- Written problem
Up to and including the line with "- 37.5), y=alt.value(-79))", write out the listing from its first line, minus the pictures.

- Dataset content
(begin)

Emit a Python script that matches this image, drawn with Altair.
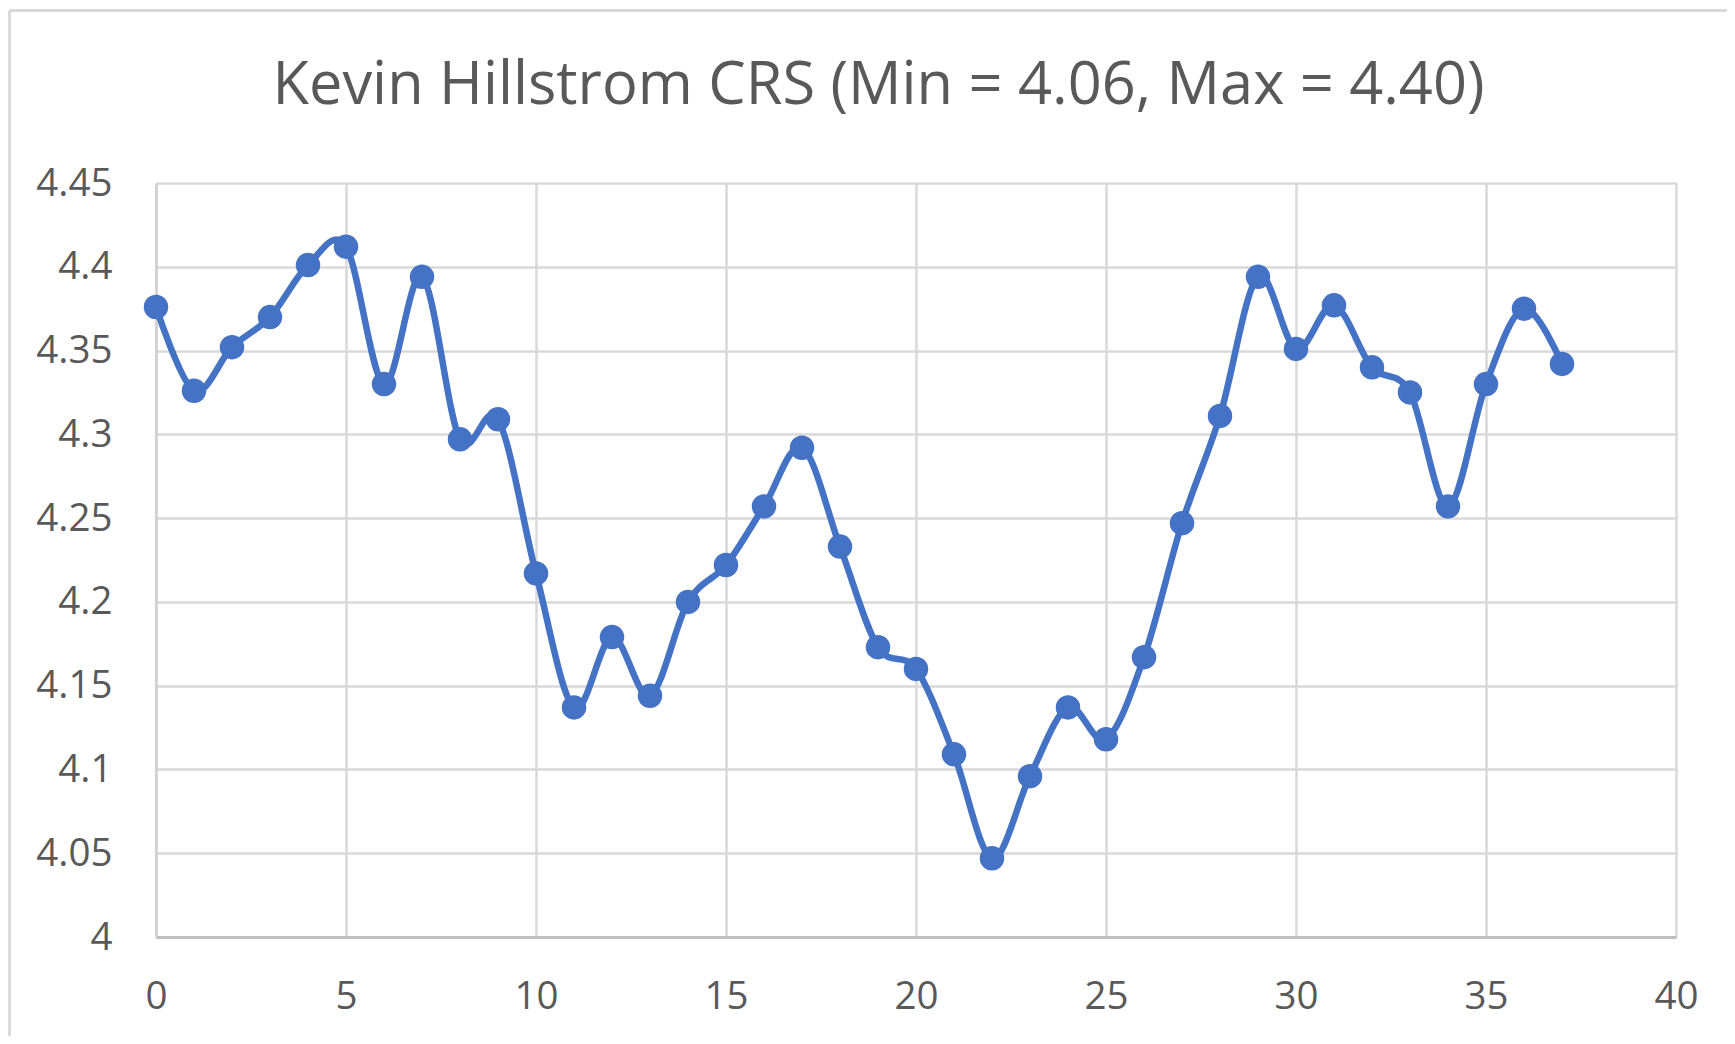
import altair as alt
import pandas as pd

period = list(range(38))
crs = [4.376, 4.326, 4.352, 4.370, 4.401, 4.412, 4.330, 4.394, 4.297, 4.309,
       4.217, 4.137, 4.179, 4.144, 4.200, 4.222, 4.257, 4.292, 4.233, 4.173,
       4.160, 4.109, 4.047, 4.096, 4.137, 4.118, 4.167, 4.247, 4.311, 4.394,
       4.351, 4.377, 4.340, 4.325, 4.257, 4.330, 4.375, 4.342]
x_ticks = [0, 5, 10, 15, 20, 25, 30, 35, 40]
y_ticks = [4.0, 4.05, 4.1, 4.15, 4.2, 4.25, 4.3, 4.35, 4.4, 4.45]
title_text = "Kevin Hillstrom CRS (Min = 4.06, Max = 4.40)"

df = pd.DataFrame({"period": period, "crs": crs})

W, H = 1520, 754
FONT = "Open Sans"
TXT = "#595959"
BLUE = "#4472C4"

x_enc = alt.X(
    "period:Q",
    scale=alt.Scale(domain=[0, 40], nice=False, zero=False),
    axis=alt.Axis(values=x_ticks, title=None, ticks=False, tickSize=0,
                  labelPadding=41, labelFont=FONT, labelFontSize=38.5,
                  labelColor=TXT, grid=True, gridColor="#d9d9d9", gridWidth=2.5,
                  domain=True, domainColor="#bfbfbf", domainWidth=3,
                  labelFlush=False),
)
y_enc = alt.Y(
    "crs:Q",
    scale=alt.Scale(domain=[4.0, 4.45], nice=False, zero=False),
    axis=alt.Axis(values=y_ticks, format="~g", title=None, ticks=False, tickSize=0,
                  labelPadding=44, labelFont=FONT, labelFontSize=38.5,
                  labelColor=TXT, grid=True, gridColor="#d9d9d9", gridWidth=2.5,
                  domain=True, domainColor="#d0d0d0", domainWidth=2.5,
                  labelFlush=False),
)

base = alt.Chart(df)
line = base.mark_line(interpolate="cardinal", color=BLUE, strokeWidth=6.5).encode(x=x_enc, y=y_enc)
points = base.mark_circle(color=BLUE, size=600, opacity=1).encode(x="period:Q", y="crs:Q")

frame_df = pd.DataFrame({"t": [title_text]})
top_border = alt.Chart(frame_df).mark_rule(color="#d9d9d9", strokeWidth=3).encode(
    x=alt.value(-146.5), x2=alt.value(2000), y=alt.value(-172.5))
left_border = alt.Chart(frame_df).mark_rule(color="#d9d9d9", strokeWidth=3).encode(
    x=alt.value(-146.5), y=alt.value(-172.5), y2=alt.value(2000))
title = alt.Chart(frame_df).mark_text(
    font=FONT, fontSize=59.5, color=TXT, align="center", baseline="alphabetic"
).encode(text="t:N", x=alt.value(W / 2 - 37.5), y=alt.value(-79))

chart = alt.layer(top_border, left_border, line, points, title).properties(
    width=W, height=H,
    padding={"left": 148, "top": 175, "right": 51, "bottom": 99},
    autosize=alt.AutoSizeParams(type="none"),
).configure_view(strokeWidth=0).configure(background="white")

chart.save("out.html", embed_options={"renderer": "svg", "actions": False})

(end)

- Complete output
Emit a Python script that matches this image, drawn with Altair.
import altair as alt
import pandas as pd

period = list(range(38))
crs = [4.376, 4.326, 4.352, 4.370, 4.401, 4.412, 4.330, 4.394, 4.297, 4.309,
       4.217, 4.137, 4.179, 4.144, 4.200, 4.222, 4.257, 4.292, 4.233, 4.173,
       4.160, 4.109, 4.047, 4.096, 4.137, 4.118, 4.167, 4.247, 4.311, 4.394,
       4.351, 4.377, 4.340, 4.325, 4.257, 4.330, 4.375, 4.342]
x_ticks = [0, 5, 10, 15, 20, 25, 30, 35, 40]
y_ticks = [4.0, 4.05, 4.1, 4.15, 4.2, 4.25, 4.3, 4.35, 4.4, 4.45]
title_text = "Kevin Hillstrom CRS (Min = 4.06, Max = 4.40)"

df = pd.DataFrame({"period": period, "crs": crs})

W, H = 1520, 754
FONT = "Open Sans"
TXT = "#595959"
BLUE = "#4472C4"

x_enc = alt.X(
    "period:Q",
    scale=alt.Scale(domain=[0, 40], nice=False, zero=False),
    axis=alt.Axis(values=x_ticks, title=None, ticks=False, tickSize=0,
                  labelPadding=41, labelFont=FONT, labelFontSize=38.5,
                  labelColor=TXT, grid=True, gridColor="#d9d9d9", gridWidth=2.5,
                  domain=True, domainColor="#bfbfbf", domainWidth=3,
                  labelFlush=False),
)
y_enc = alt.Y(
    "crs:Q",
    scale=alt.Scale(domain=[4.0, 4.45], nice=False, zero=False),
    axis=alt.Axis(values=y_ticks, format="~g", title=None, ticks=False, tickSize=0,
                  labelPadding=44, labelFont=FONT, labelFontSize=38.5,
                  labelColor=TXT, grid=True, gridColor="#d9d9d9", gridWidth=2.5,
                  domain=True, domainColor="#d0d0d0", domainWidth=2.5,
                  labelFlush=False),
)

base = alt.Chart(df)
line = base.mark_line(interpolate="cardinal", color=BLUE, strokeWidth=6.5).encode(x=x_enc, y=y_enc)
points = base.mark_circle(color=BLUE, size=600, opacity=1).encode(x="period:Q", y="crs:Q")

frame_df = pd.DataFrame({"t": [title_text]})
top_border = alt.Chart(frame_df).mark_rule(color="#d9d9d9", strokeWidth=3).encode(
    x=alt.value(-146.5), x2=alt.value(2000), y=alt.value(-172.5))
left_border = alt.Chart(frame_df).mark_rule(color="#d9d9d9", strokeWidth=3).encode(
    x=alt.value(-146.5), y=alt.value(-172.5), y2=alt.value(2000))
title = alt.Chart(frame_df).mark_text(
    font=FONT, fontSize=59.5, color=TXT, align="center", baseline="alphabetic"
).encode(text="t:N", x=alt.value(W / 2 - 37.5), y=alt.value(-79))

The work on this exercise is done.